## Directions
Set down the full listing exactly as given. Any pictures are to be left out.

□ □ □ □

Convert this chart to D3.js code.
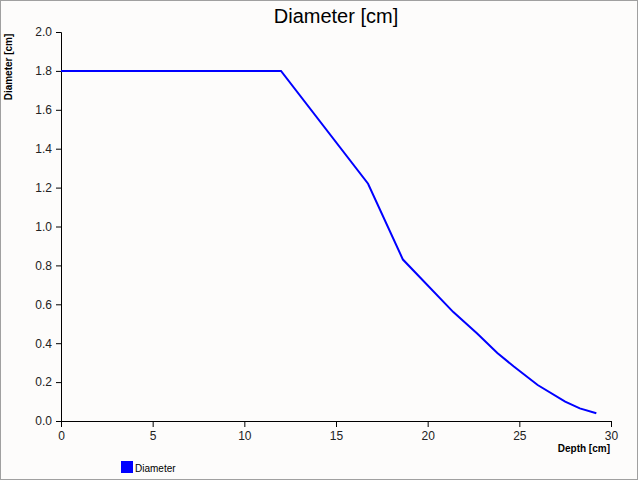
<!DOCTYPE html>
<html>
<head>
<meta charset="utf-8">
<script src="https://cdn.jsdelivr.net/npm/d3@7"></script>
<style>
  body { margin: 0; background: #fff; }
  svg { display: block; font-family: "Liberation Sans", Arial, sans-serif; }
</style>
</head>
<body>
<svg id="chart" width="640" height="483"></svg>
<script>
// data
const depth = [0, 12, 16.75, 18.65, 21.4, 22.7, 23.8, 24.7, 26.0, 27.5, 28.3, 29.2];
const diameter = [1.8, 1.8, 1.22, 0.83, 0.56, 0.45, 0.35, 0.28, 0.185, 0.10, 0.065, 0.04];
const xTicks = [0, 5, 10, 15, 20, 25, 30];
const yTicks = [0, 0.2, 0.4, 0.6, 0.8, 1.0, 1.2, 1.4, 1.6, 1.8, 2.0];
const seriesName = "Diameter";

const buildChart = (svg_name) => {
    let chart = d3.select(svg_name);
    let margin = { left: 61, right: 29, top: 32, bottom: 62 };
    let w = +chart.attr("width");
    let h = +chart.attr("height");

    chart.append("rect")
        .attr("x", 0.5).attr("y", 0.5)
        .attr("width", w - 3).attr("height", h - 4)
        .attr("fill", "#fdfcfb")
        .attr("stroke", "#a0a0a0");

    let x = d3.scaleLinear().domain([0, 30]).range([margin.left, w - margin.right]);
    let y = d3.scaleLinear().domain([0, 2]).range([h - margin.bottom, margin.top]);

    let y_axis = d3.axisLeft(y).tickValues(yTicks).tickFormat(d3.format(".1f")).tickSizeOuter(0).tickSize(5).tickPadding(4);
    let x_axis = d3.axisBottom(x).tickValues(xTicks).tickFormat(d3.format("d")).tickSizeOuter(0).tickSize(6).tickPadding(4);

    let ga = chart.append("g").attr("transform", "translate(" + margin.left + ",0)").call(y_axis);
    let gb = chart.append("g").attr("transform", "translate(0," + (h - margin.bottom) + ")").call(x_axis);
    [ga, gb].forEach(g => {
        g.selectAll("text").attr("font-size", 12).attr("font-family", "Liberation Sans, Arial, sans-serif").attr("fill", "#222");
        g.selectAll("line, path").attr("stroke", "#000");
    });

    let line = d3.line().x((d, i) => x(depth[i])).y((d, i) => y(diameter[i]));
    chart.append("path")
        .datum(depth)
        .attr("d", line)
        .attr("fill", "none")
        .attr("stroke", "#0000ff")
        .attr("stroke-width", 2);

    chart.append("text")
        .attr("x", 336).attr("y", 23)
        .attr("text-anchor", "middle")
        .attr("font-size", 20)
        .text("Diameter [cm]");

    chart.append("text")
        .attr("transform", "rotate(-90)")
        .attr("x", -67).attr("y", 12)
        .attr("text-anchor", "middle")
        .attr("font-size", 10)
        .attr("font-weight", "bold")
        .text("Diameter [cm]");

    chart.append("text")
        .attr("x", 610).attr("y", 452)
        .attr("text-anchor", "end")
        .attr("font-size", 10)
        .attr("font-weight", "bold")
        .text("Depth [cm]");

    chart.append("rect")
        .attr("x", 121).attr("y", 461)
        .attr("width", 12).attr("height", 12)
        .attr("fill", "#0000ff");
    chart.append("text")
        .attr("x", 135).attr("y", 472)
        .attr("font-size", 10)
        .text(seriesName);
}

buildChart("#chart");
</script>
</body>
</html>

□ □ □ □

## Task answer
Convert this chart to D3.js code.
<!DOCTYPE html>
<html>
<head>
<meta charset="utf-8">
<script src="https://cdn.jsdelivr.net/npm/d3@7"></script>
<style>
  body { margin: 0; background: #fff; }
  svg { display: block; font-family: "Liberation Sans", Arial, sans-serif; }
</style>
</head>
<body>
<svg id="chart" width="640" height="483"></svg>
<script>
// data
const depth = [0, 12, 16.75, 18.65, 21.4, 22.7, 23.8, 24.7, 26.0, 27.5, 28.3, 29.2];
const diameter = [1.8, 1.8, 1.22, 0.83, 0.56, 0.45, 0.35, 0.28, 0.185, 0.10, 0.065, 0.04];
const xTicks = [0, 5, 10, 15, 20, 25, 30];
const yTicks = [0, 0.2, 0.4, 0.6, 0.8, 1.0, 1.2, 1.4, 1.6, 1.8, 2.0];
const seriesName = "Diameter";

const buildChart = (svg_name) => {
    let chart = d3.select(svg_name);
    let margin = { left: 61, right: 29, top: 32, bottom: 62 };
    let w = +chart.attr("width");
    let h = +chart.attr("height");

    chart.append("rect")
        .attr("x", 0.5).attr("y", 0.5)
        .attr("width", w - 3).attr("height", h - 4)
        .attr("fill", "#fdfcfb")
        .attr("stroke", "#a0a0a0");

    let x = d3.scaleLinear().domain([0, 30]).range([margin.left, w - margin.right]);
    let y = d3.scaleLinear().domain([0, 2]).range([h - margin.bottom, margin.top]);

    let y_axis = d3.axisLeft(y).tickValues(yTicks).tickFormat(d3.format(".1f")).tickSizeOuter(0).tickSize(5).tickPadding(4);
    let x_axis = d3.axisBottom(x).tickValues(xTicks).tickFormat(d3.format("d")).tickSizeOuter(0).tickSize(6).tickPadding(4);

    let ga = chart.append("g").attr("transform", "translate(" + margin.left + ",0)").call(y_axis);
    let gb = chart.append("g").attr("transform", "translate(0," + (h - margin.bottom) + ")").call(x_axis);
    [ga, gb].forEach(g => {
        g.selectAll("text").attr("font-size", 12).attr("font-family", "Liberation Sans, Arial, sans-serif").attr("fill", "#222");
        g.selectAll("line, path").attr("stroke", "#000");
    });

    let line = d3.line().x((d, i) => x(depth[i])).y((d, i) => y(diameter[i]));
    chart.append("path")
        .datum(depth)
        .attr("d", line)
        .attr("fill", "none")
        .attr("stroke", "#0000ff")
        .attr("stroke-width", 2);

    chart.append("text")
        .attr("x", 336).attr("y", 23)
        .attr("text-anchor", "middle")
        .attr("font-size", 20)
        .text("Diameter [cm]");

    chart.append("text")
        .attr("transform", "rotate(-90)")
        .attr("x", -67).attr("y", 12)
        .attr("text-anchor", "middle")
        .attr("font-size", 10)
        .attr("font-weight", "bold")
        .text("Diameter [cm]");

    chart.append("text")
        .attr("x", 610).attr("y", 452)
        .attr("text-anchor", "end")
        .attr("font-size", 10)
        .attr("font-weight", "bold")
        .text("Depth [cm]");

    chart.append("rect")
        .attr("x", 121).attr("y", 461)
        .attr("width", 12).attr("height", 12)
        .attr("fill", "#0000ff");
    chart.append("text")
        .attr("x", 135).attr("y", 472)
        .attr("font-size", 10)
        .text(seriesName);
}

buildChart("#chart");
</script>
</body>
</html>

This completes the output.